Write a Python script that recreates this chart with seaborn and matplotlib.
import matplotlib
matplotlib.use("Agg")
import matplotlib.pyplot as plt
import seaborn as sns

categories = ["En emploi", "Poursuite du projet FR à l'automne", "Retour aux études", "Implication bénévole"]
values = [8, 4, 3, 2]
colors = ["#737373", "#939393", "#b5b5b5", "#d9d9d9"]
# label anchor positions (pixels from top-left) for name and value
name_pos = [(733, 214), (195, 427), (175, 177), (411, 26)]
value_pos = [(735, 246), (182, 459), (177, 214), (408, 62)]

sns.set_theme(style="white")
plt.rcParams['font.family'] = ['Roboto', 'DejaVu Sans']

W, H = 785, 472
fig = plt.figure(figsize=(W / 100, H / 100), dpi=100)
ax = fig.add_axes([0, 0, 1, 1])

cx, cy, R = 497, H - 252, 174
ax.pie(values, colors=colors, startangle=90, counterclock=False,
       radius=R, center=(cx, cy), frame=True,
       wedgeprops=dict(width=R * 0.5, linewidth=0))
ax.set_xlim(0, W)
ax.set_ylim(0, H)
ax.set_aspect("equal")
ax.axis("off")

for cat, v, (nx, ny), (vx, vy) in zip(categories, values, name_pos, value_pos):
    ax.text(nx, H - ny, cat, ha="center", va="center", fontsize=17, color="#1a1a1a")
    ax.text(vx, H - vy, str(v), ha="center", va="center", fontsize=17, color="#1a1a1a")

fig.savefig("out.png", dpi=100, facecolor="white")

§ AIM OF THE EXERCISE
Reproduce the full listing word for word.

§ FINISHED EXERCISE
Write a Python script that recreates this chart with seaborn and matplotlib.
import matplotlib
matplotlib.use("Agg")
import matplotlib.pyplot as plt
import seaborn as sns

categories = ["En emploi", "Poursuite du projet FR à l'automne", "Retour aux études", "Implication bénévole"]
values = [8, 4, 3, 2]
colors = ["#737373", "#939393", "#b5b5b5", "#d9d9d9"]
# label anchor positions (pixels from top-left) for name and value
name_pos = [(733, 214), (195, 427), (175, 177), (411, 26)]
value_pos = [(735, 246), (182, 459), (177, 214), (408, 62)]

sns.set_theme(style="white")
plt.rcParams['font.family'] = ['Roboto', 'DejaVu Sans']

W, H = 785, 472
fig = plt.figure(figsize=(W / 100, H / 100), dpi=100)
ax = fig.add_axes([0, 0, 1, 1])

cx, cy, R = 497, H - 252, 174
ax.pie(values, colors=colors, startangle=90, counterclock=False,
       radius=R, center=(cx, cy), frame=True,
       wedgeprops=dict(width=R * 0.5, linewidth=0))
ax.set_xlim(0, W)
ax.set_ylim(0, H)
ax.set_aspect("equal")
ax.axis("off")

for cat, v, (nx, ny), (vx, vy) in zip(categories, values, name_pos, value_pos):
    ax.text(nx, H - ny, cat, ha="center", va="center", fontsize=17, color="#1a1a1a")
    ax.text(vx, H - vy, str(v), ha="center", va="center", fontsize=17, color="#1a1a1a")

fig.savefig("out.png", dpi=100, facecolor="white")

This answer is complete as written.